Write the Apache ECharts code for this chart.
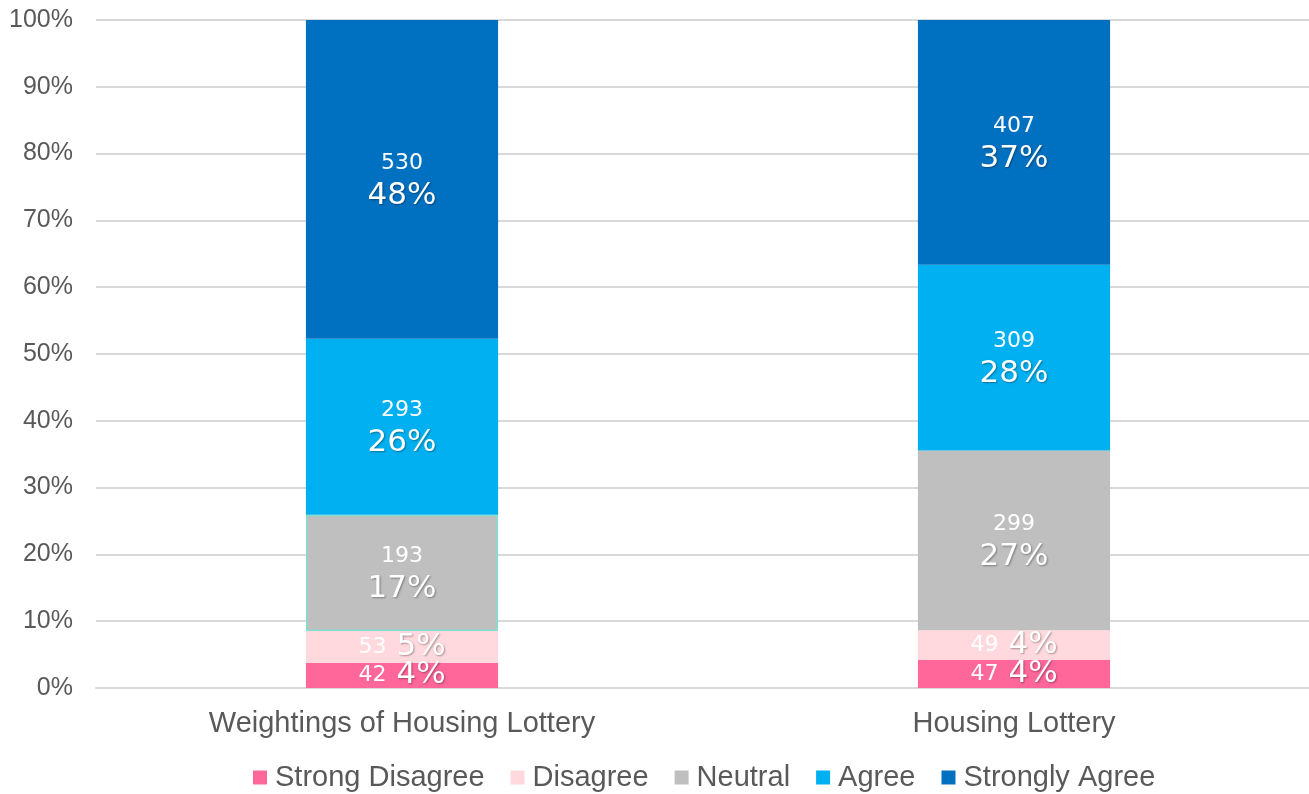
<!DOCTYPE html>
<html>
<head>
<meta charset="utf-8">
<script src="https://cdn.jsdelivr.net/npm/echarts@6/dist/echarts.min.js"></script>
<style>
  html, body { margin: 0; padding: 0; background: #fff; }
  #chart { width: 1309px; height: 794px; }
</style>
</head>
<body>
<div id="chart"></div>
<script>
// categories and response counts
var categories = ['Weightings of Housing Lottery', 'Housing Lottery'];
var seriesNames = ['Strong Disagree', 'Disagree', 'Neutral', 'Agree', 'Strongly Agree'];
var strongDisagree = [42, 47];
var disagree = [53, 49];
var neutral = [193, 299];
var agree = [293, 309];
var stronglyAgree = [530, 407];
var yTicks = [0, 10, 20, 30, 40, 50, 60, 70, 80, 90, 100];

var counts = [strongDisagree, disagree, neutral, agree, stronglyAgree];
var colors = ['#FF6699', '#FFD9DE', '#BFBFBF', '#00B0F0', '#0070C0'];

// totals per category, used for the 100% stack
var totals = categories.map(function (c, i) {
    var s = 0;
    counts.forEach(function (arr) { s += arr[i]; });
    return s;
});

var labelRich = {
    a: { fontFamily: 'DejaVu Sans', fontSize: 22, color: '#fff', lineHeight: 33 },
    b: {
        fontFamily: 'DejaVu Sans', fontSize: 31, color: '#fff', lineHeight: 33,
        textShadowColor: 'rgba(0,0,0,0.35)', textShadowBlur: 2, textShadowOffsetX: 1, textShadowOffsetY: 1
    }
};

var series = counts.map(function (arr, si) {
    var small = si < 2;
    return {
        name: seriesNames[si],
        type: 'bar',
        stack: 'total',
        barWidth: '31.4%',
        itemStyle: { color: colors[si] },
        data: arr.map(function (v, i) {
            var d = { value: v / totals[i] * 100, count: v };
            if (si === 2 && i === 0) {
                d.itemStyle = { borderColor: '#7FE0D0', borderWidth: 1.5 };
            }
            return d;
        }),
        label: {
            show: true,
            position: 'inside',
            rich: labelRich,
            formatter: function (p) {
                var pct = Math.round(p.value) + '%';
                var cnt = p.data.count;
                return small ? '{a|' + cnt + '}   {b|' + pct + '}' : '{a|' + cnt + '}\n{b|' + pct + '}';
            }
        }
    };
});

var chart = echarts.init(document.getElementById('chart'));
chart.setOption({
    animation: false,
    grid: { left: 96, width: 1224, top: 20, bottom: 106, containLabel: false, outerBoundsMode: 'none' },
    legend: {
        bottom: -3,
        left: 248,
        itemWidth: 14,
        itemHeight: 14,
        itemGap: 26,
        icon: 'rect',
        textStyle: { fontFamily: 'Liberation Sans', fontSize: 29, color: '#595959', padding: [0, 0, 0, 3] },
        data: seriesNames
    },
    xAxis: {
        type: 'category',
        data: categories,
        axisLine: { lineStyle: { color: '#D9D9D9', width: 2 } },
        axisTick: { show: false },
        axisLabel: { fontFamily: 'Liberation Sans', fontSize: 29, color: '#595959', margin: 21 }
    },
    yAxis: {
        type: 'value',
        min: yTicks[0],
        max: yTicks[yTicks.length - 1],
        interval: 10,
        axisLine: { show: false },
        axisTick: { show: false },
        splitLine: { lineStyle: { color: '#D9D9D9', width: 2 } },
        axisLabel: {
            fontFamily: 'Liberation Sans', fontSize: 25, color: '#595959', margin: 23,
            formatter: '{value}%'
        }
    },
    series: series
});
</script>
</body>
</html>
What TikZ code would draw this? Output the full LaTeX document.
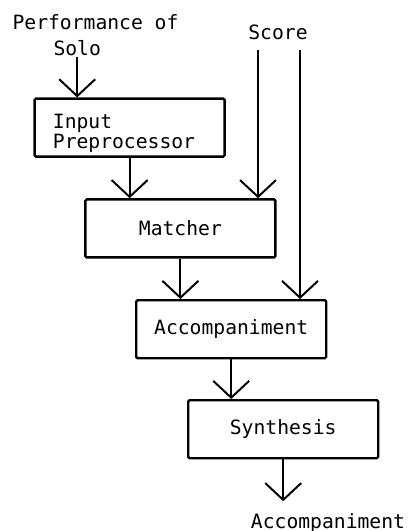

•••

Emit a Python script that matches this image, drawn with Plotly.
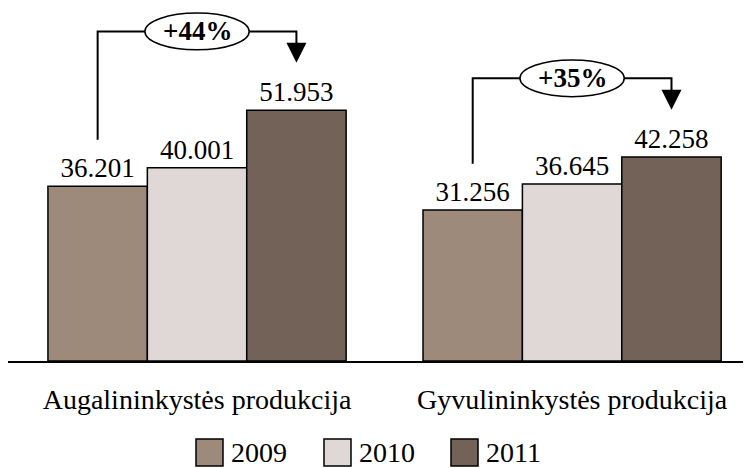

•••

### JOB
Using the records above, find and show each line with the string "code".

### PROBLEM SOLUTION
Write the Apache ECharts code for this chart.
What TikZ code would draw this? Output the full LaTeX document.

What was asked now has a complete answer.